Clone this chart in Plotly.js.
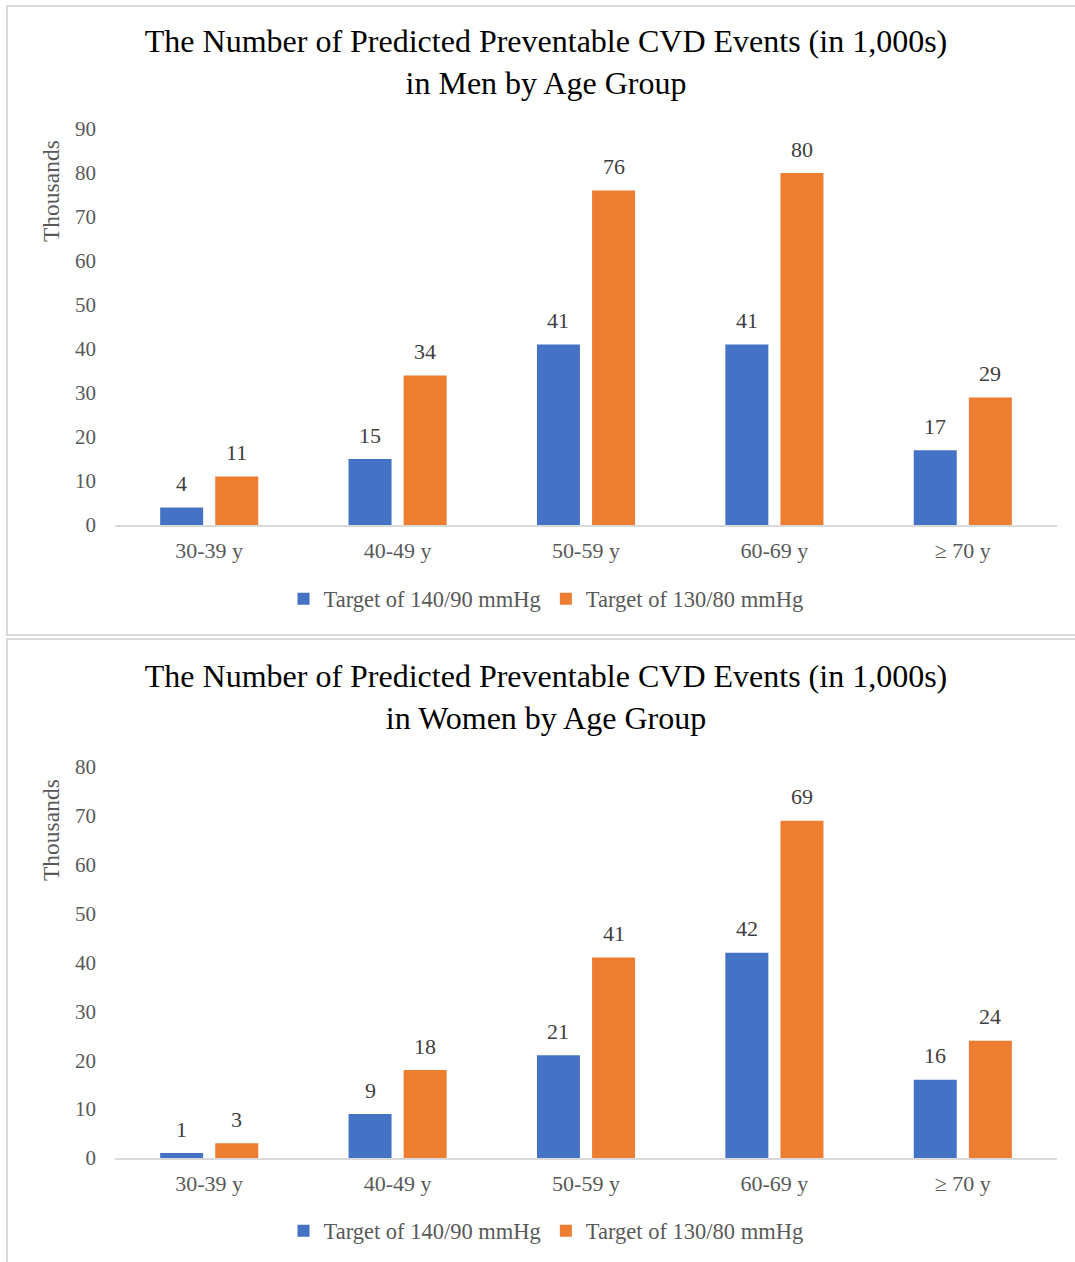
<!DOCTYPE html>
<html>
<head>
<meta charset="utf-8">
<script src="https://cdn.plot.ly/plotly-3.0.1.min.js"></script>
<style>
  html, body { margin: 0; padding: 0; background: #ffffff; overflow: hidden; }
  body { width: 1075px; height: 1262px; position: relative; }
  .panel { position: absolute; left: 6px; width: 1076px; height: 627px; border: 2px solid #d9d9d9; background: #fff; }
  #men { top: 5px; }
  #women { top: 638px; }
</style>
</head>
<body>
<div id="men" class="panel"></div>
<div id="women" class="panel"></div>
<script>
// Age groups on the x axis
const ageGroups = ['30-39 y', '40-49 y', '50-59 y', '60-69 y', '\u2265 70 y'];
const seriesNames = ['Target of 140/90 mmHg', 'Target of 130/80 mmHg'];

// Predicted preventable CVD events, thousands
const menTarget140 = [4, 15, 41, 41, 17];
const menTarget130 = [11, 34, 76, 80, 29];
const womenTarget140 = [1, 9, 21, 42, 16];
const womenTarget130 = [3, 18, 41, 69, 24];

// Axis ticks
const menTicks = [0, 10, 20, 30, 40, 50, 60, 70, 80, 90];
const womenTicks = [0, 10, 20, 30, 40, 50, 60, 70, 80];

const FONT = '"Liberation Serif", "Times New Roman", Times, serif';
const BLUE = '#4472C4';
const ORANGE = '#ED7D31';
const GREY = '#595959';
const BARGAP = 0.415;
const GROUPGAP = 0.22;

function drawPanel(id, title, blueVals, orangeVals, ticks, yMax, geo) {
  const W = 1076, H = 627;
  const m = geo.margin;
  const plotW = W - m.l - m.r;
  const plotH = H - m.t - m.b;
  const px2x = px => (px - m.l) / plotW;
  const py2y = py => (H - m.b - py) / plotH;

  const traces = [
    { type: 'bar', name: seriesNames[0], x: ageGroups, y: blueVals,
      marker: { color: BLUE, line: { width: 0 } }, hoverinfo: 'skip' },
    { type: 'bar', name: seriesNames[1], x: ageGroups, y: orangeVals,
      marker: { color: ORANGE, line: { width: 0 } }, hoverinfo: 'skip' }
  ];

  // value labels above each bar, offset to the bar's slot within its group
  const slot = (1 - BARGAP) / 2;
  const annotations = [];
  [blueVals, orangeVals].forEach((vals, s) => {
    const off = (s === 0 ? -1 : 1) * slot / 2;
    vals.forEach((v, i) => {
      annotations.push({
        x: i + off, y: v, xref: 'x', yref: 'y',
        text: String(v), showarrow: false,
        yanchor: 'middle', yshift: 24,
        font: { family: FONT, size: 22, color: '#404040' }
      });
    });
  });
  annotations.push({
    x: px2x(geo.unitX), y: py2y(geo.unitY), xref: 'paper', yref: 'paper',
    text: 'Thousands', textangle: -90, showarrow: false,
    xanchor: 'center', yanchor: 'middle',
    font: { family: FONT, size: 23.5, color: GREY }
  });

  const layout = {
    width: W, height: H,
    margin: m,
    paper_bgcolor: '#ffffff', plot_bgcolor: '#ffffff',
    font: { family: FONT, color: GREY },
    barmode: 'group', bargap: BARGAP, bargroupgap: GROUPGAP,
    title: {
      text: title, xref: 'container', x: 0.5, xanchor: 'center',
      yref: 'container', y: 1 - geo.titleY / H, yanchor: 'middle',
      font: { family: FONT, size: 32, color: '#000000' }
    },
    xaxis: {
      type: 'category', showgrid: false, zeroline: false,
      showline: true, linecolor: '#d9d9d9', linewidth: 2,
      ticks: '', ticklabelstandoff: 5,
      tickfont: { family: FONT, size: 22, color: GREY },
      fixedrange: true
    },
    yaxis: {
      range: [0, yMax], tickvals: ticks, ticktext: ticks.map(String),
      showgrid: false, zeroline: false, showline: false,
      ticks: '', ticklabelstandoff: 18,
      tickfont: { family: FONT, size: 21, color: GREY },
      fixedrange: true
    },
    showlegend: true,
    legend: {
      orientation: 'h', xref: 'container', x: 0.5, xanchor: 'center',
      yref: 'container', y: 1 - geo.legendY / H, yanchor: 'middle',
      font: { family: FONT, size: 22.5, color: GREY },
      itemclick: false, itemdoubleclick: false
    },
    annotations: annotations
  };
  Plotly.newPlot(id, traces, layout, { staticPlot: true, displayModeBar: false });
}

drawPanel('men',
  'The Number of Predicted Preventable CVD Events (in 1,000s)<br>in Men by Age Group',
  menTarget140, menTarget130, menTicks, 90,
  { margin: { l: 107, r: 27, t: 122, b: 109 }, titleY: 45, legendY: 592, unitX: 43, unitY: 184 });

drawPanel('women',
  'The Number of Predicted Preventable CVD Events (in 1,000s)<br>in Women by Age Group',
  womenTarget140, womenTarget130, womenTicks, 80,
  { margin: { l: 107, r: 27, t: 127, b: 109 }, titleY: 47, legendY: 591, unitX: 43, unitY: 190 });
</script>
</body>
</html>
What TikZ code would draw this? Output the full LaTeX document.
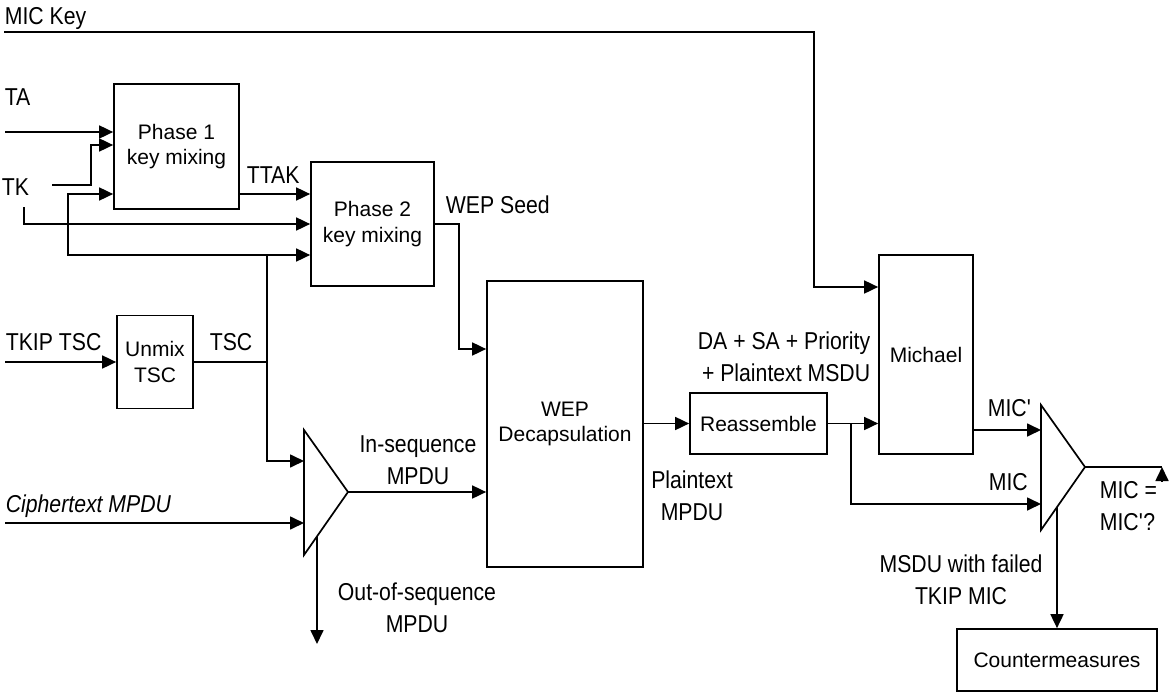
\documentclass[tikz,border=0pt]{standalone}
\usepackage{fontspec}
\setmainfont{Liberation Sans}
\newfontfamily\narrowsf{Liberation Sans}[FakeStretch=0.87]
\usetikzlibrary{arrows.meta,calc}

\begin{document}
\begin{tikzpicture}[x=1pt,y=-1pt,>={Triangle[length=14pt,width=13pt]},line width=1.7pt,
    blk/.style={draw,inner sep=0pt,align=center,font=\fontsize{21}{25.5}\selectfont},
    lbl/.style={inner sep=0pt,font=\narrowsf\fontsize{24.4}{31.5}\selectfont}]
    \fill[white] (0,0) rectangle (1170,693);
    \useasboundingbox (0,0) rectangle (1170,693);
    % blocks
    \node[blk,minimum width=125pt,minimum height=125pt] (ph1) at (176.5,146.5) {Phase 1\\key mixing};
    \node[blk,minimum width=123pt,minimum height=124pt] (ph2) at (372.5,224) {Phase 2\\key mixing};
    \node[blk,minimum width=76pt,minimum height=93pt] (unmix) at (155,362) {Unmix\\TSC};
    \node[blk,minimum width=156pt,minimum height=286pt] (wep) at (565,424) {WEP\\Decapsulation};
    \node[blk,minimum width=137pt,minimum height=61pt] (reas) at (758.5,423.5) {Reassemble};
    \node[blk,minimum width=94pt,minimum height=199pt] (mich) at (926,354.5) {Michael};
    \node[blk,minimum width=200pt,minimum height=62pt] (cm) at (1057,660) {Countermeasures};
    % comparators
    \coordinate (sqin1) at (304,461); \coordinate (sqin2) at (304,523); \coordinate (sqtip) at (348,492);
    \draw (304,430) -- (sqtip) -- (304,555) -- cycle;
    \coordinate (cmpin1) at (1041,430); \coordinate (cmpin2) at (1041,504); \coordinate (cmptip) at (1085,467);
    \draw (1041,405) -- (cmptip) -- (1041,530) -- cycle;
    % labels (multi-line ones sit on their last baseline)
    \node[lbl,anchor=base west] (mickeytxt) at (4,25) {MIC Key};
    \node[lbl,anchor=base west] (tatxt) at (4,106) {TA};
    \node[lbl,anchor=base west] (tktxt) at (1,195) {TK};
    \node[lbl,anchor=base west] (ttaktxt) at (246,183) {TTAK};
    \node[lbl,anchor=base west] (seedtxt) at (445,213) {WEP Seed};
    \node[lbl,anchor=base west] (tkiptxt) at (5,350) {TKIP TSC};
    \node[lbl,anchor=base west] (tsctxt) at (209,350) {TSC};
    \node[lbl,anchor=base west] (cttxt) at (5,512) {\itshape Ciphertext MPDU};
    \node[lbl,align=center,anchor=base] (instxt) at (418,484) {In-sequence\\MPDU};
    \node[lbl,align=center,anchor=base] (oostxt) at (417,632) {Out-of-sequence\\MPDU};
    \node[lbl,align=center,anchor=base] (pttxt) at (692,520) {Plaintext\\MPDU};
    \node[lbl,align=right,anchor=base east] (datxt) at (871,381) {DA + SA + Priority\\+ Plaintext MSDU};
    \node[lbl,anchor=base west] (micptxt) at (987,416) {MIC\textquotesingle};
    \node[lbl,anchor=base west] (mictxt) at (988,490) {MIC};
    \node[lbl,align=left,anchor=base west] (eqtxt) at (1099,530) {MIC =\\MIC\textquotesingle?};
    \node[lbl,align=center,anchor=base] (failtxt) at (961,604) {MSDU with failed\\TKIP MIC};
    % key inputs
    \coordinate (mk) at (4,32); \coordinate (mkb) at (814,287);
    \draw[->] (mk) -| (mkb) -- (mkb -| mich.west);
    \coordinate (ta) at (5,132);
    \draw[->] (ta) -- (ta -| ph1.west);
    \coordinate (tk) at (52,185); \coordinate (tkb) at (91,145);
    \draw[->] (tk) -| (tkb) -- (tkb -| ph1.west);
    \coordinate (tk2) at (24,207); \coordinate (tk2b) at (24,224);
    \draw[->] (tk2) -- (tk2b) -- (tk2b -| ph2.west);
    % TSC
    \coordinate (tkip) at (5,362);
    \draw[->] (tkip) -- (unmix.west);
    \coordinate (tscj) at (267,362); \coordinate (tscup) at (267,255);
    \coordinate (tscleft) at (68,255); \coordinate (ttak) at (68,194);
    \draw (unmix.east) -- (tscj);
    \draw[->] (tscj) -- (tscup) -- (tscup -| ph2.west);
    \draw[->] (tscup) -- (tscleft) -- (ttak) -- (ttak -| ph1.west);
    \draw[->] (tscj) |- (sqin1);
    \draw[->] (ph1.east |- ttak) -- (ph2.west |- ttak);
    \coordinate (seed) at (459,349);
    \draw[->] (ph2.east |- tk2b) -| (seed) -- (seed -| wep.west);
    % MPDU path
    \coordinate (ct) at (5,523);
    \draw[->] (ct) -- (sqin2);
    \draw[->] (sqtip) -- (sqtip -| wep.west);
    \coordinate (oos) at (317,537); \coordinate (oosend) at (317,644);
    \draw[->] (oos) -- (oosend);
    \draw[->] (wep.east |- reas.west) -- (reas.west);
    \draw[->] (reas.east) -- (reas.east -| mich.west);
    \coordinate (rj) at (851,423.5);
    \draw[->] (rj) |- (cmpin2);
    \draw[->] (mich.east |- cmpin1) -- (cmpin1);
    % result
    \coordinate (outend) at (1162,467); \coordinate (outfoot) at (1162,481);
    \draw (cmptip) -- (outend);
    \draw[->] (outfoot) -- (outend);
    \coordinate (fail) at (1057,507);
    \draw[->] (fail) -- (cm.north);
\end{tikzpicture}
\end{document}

• • • •

The lines from the start of the entries above through the one containing "const py2y = py => (H - m.b - py) / plotH;" are to be retyped exactly, and no others. Pictures are left out.

Written response →
Clone this chart in Plotly.js.
<!DOCTYPE html>
<html>
<head>
<meta charset="utf-8">
<script src="https://cdn.plot.ly/plotly-3.0.1.min.js"></script>
<style>
  html, body { margin: 0; padding: 0; background: #ffffff; overflow: hidden; }
  body { width: 1075px; height: 1262px; position: relative; }
  .panel { position: absolute; left: 6px; width: 1076px; height: 627px; border: 2px solid #d9d9d9; background: #fff; }
  #men { top: 5px; }
  #women { top: 638px; }
</style>
</head>
<body>
<div id="men" class="panel"></div>
<div id="women" class="panel"></div>
<script>
// Age groups on the x axis
const ageGroups = ['30-39 y', '40-49 y', '50-59 y', '60-69 y', '\u2265 70 y'];
const seriesNames = ['Target of 140/90 mmHg', 'Target of 130/80 mmHg'];

// Predicted preventable CVD events, thousands
const menTarget140 = [4, 15, 41, 41, 17];
const menTarget130 = [11, 34, 76, 80, 29];
const womenTarget140 = [1, 9, 21, 42, 16];
const womenTarget130 = [3, 18, 41, 69, 24];

// Axis ticks
const menTicks = [0, 10, 20, 30, 40, 50, 60, 70, 80, 90];
const womenTicks = [0, 10, 20, 30, 40, 50, 60, 70, 80];

const FONT = '"Liberation Serif", "Times New Roman", Times, serif';
const BLUE = '#4472C4';
const ORANGE = '#ED7D31';
const GREY = '#595959';
const BARGAP = 0.415;
const GROUPGAP = 0.22;

function drawPanel(id, title, blueVals, orangeVals, ticks, yMax, geo) {
  const W = 1076, H = 627;
  const m = geo.margin;
  const plotW = W - m.l - m.r;
  const plotH = H - m.t - m.b;
  const px2x = px => (px - m.l) / plotW;
  const py2y = py => (H - m.b - py) / plotH;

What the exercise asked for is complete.